● **Source data**:
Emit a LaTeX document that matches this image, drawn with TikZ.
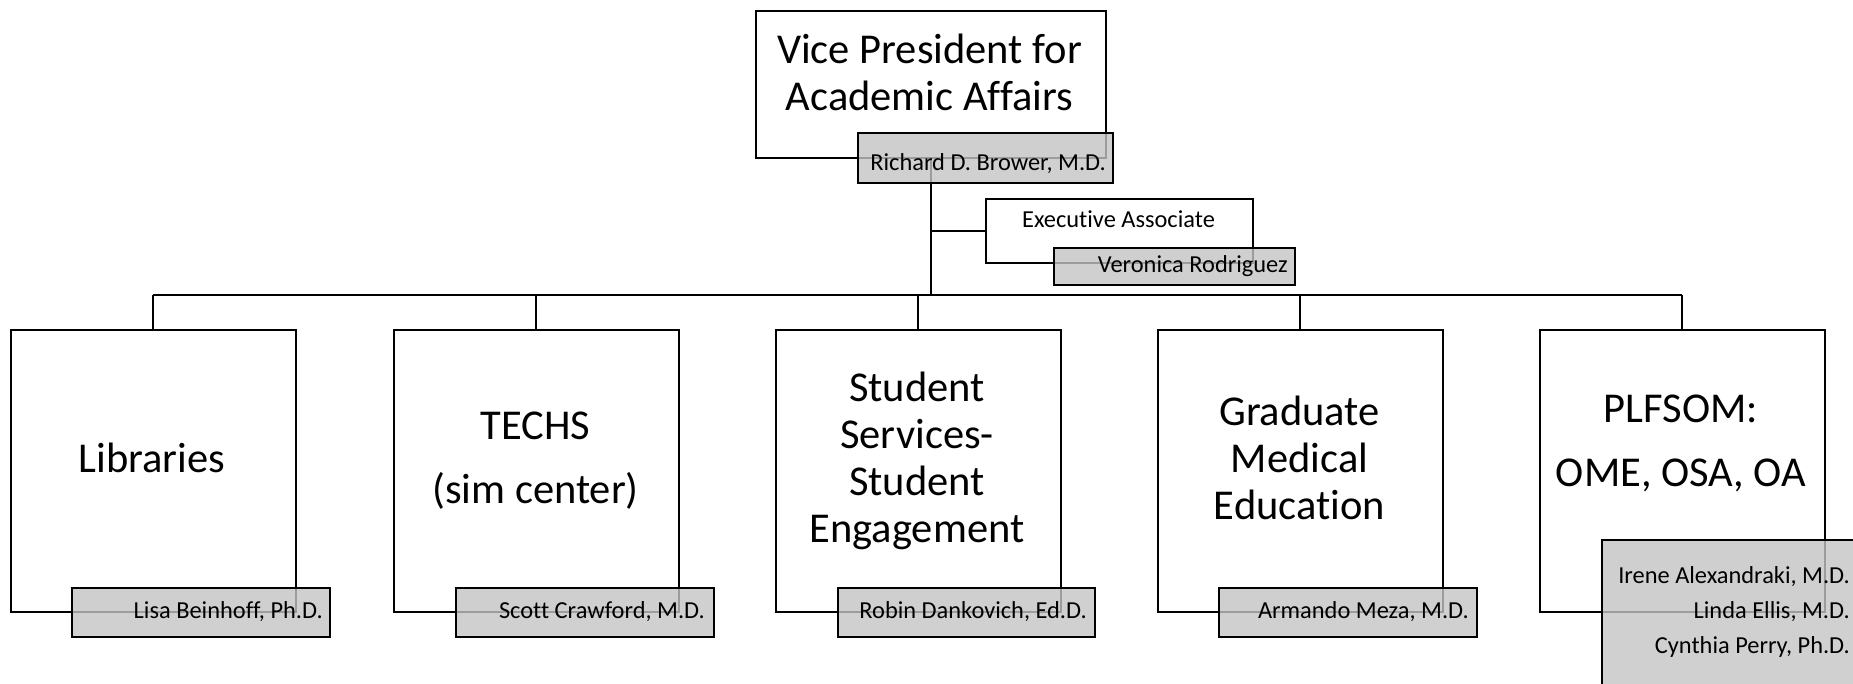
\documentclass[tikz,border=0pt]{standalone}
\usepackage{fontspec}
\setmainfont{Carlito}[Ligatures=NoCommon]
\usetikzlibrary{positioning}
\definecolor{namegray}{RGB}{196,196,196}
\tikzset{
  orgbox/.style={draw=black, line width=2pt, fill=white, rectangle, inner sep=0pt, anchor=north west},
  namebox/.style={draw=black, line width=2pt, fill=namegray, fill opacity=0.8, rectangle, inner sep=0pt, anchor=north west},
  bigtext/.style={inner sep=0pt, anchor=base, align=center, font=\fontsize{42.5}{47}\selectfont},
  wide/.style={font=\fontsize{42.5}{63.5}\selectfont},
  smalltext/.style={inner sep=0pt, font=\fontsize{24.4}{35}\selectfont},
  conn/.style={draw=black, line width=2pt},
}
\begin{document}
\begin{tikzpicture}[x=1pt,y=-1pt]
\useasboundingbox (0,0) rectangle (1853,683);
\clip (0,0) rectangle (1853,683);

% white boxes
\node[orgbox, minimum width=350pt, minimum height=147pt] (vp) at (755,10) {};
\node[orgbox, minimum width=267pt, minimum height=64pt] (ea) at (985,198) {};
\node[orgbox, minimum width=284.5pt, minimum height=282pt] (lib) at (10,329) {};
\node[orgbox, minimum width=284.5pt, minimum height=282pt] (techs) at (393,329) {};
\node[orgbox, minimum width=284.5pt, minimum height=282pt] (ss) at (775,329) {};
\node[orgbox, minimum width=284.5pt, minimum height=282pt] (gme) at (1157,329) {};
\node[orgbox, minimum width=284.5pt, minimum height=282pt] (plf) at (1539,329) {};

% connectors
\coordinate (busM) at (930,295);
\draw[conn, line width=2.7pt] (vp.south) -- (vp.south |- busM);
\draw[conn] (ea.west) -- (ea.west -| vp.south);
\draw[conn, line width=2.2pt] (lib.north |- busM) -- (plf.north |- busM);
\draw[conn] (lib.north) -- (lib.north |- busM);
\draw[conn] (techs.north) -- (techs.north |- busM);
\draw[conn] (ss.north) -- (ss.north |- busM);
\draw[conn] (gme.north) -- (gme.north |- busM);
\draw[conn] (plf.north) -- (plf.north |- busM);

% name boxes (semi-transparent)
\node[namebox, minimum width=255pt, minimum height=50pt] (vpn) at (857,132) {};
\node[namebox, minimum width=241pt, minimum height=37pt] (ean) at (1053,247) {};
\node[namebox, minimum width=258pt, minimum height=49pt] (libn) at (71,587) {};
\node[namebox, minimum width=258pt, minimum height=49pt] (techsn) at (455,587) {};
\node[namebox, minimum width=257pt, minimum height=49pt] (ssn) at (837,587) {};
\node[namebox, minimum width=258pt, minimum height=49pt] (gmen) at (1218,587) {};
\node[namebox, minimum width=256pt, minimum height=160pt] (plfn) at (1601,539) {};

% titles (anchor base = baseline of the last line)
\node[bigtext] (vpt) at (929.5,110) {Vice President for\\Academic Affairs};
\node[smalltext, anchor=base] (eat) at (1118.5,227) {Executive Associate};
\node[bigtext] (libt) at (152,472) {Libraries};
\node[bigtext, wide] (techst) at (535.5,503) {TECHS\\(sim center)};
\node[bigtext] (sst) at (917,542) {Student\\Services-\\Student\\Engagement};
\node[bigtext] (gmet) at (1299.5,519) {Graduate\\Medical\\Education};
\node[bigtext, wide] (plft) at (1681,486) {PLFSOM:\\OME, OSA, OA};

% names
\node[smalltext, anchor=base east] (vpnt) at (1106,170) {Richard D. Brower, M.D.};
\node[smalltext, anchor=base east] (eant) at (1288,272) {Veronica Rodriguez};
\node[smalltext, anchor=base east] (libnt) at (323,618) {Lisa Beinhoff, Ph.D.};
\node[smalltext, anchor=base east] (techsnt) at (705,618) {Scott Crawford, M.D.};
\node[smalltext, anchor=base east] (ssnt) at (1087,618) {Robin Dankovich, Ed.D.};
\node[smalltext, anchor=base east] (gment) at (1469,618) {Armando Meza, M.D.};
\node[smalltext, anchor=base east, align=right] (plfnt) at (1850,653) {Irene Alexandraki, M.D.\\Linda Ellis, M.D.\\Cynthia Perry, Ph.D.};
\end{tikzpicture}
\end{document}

● **Aim**: In the copy, include no pictures; restate the listing above exactly.

● **Task result**:
Emit a LaTeX document that matches this image, drawn with TikZ.
\documentclass[tikz,border=0pt]{standalone}
\usepackage{fontspec}
\setmainfont{Carlito}[Ligatures=NoCommon]
\usetikzlibrary{positioning}
\definecolor{namegray}{RGB}{196,196,196}
\tikzset{
  orgbox/.style={draw=black, line width=2pt, fill=white, rectangle, inner sep=0pt, anchor=north west},
  namebox/.style={draw=black, line width=2pt, fill=namegray, fill opacity=0.8, rectangle, inner sep=0pt, anchor=north west},
  bigtext/.style={inner sep=0pt, anchor=base, align=center, font=\fontsize{42.5}{47}\selectfont},
  wide/.style={font=\fontsize{42.5}{63.5}\selectfont},
  smalltext/.style={inner sep=0pt, font=\fontsize{24.4}{35}\selectfont},
  conn/.style={draw=black, line width=2pt},
}
\begin{document}
\begin{tikzpicture}[x=1pt,y=-1pt]
\useasboundingbox (0,0) rectangle (1853,683);
\clip (0,0) rectangle (1853,683);

% white boxes
\node[orgbox, minimum width=350pt, minimum height=147pt] (vp) at (755,10) {};
\node[orgbox, minimum width=267pt, minimum height=64pt] (ea) at (985,198) {};
\node[orgbox, minimum width=284.5pt, minimum height=282pt] (lib) at (10,329) {};
\node[orgbox, minimum width=284.5pt, minimum height=282pt] (techs) at (393,329) {};
\node[orgbox, minimum width=284.5pt, minimum height=282pt] (ss) at (775,329) {};
\node[orgbox, minimum width=284.5pt, minimum height=282pt] (gme) at (1157,329) {};
\node[orgbox, minimum width=284.5pt, minimum height=282pt] (plf) at (1539,329) {};

% connectors
\coordinate (busM) at (930,295);
\draw[conn, line width=2.7pt] (vp.south) -- (vp.south |- busM);
\draw[conn] (ea.west) -- (ea.west -| vp.south);
\draw[conn, line width=2.2pt] (lib.north |- busM) -- (plf.north |- busM);
\draw[conn] (lib.north) -- (lib.north |- busM);
\draw[conn] (techs.north) -- (techs.north |- busM);
\draw[conn] (ss.north) -- (ss.north |- busM);
\draw[conn] (gme.north) -- (gme.north |- busM);
\draw[conn] (plf.north) -- (plf.north |- busM);

% name boxes (semi-transparent)
\node[namebox, minimum width=255pt, minimum height=50pt] (vpn) at (857,132) {};
\node[namebox, minimum width=241pt, minimum height=37pt] (ean) at (1053,247) {};
\node[namebox, minimum width=258pt, minimum height=49pt] (libn) at (71,587) {};
\node[namebox, minimum width=258pt, minimum height=49pt] (techsn) at (455,587) {};
\node[namebox, minimum width=257pt, minimum height=49pt] (ssn) at (837,587) {};
\node[namebox, minimum width=258pt, minimum height=49pt] (gmen) at (1218,587) {};
\node[namebox, minimum width=256pt, minimum height=160pt] (plfn) at (1601,539) {};

% titles (anchor base = baseline of the last line)
\node[bigtext] (vpt) at (929.5,110) {Vice President for\\Academic Affairs};
\node[smalltext, anchor=base] (eat) at (1118.5,227) {Executive Associate};
\node[bigtext] (libt) at (152,472) {Libraries};
\node[bigtext, wide] (techst) at (535.5,503) {TECHS\\(sim center)};
\node[bigtext] (sst) at (917,542) {Student\\Services-\\Student\\Engagement};
\node[bigtext] (gmet) at (1299.5,519) {Graduate\\Medical\\Education};
\node[bigtext, wide] (plft) at (1681,486) {PLFSOM:\\OME, OSA, OA};

% names
\node[smalltext, anchor=base east] (vpnt) at (1106,170) {Richard D. Brower, M.D.};
\node[smalltext, anchor=base east] (eant) at (1288,272) {Veronica Rodriguez};
\node[smalltext, anchor=base east] (libnt) at (323,618) {Lisa Beinhoff, Ph.D.};
\node[smalltext, anchor=base east] (techsnt) at (705,618) {Scott Crawford, M.D.};
\node[smalltext, anchor=base east] (ssnt) at (1087,618) {Robin Dankovich, Ed.D.};
\node[smalltext, anchor=base east] (gment) at (1469,618) {Armando Meza, M.D.};
\node[smalltext, anchor=base east, align=right] (plfnt) at (1850,653) {Irene Alexandraki, M.D.\\Linda Ellis, M.D.\\Cynthia Perry, Ph.D.};
\end{tikzpicture}
\end{document}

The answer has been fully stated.